Tips for the install

First and foremost, I recommend that you take your time…

Nothing about this install is particularly hard, but you need to be careful not to make dumb mistakes. Take care not to crack the rear molding covers — look carefully and you’ll see how to release them with minimal effort. Measure and mark the trim pieces and then re-measure before cutting. Etc.

Once you have the trim pieces cut and set back in place, I suggest spreading some towels along the length of the roof so you can lay the rails on the roof alongside the gutter without risking paint damage. The same goes for the cross bars when you’re laying them across the roof (after the rails have been installed).

Also note that, when the instructions say to remove any sealant from the base of the stud bolts before installing the Torx nuts, they’re not kidding. This stuff can really get in the way so be sure that you’ve scraped it offer before proceeding.

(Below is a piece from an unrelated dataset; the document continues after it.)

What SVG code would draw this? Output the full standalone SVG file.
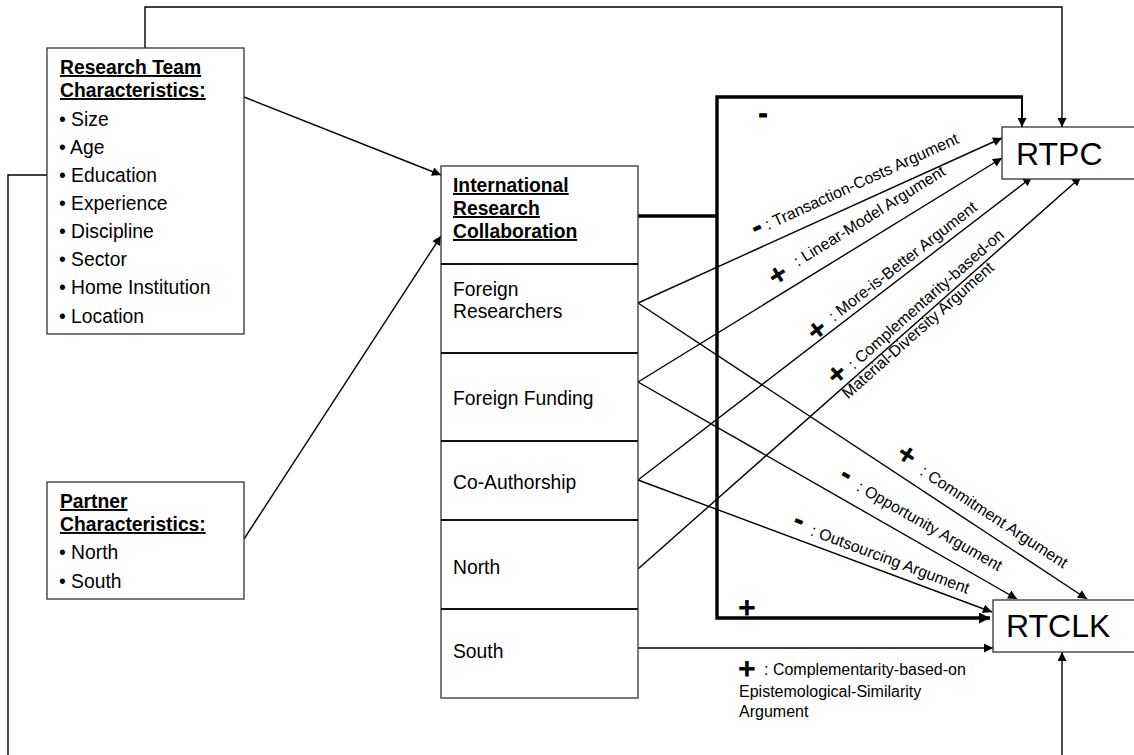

The only real difficulty that I ran into was that one of the stud bolts had what appeared to be a drop of solder (or something similar) on it so it was very difficult to thread the Torx nut. I eventually got it in but it was hard to tighten. It would’ve been nice to have had a washer to put under it to snug things up, but I made do.

As I was putting things together I used a bit of Loc-Tite thread locker on the stud bolts and Torx screws. I’m hoping that this will stop things from loosening up over time. Only time will tell.

And finally… I highly recommend using the masking tape when snapping on the center rail covers. While you can probably do this without damaging the paint, the tape is a good insurance policy and it only take a few seconds to apply/remove.

Closing thoughts

All in all, I’m very happy with the addition of the Honda roof rack to our Odyssey. It looks great, the cross bars are dead silent even at highway speeds, and it handles our Yakima SkyBox cargo box beautifully — no rear hatch interference!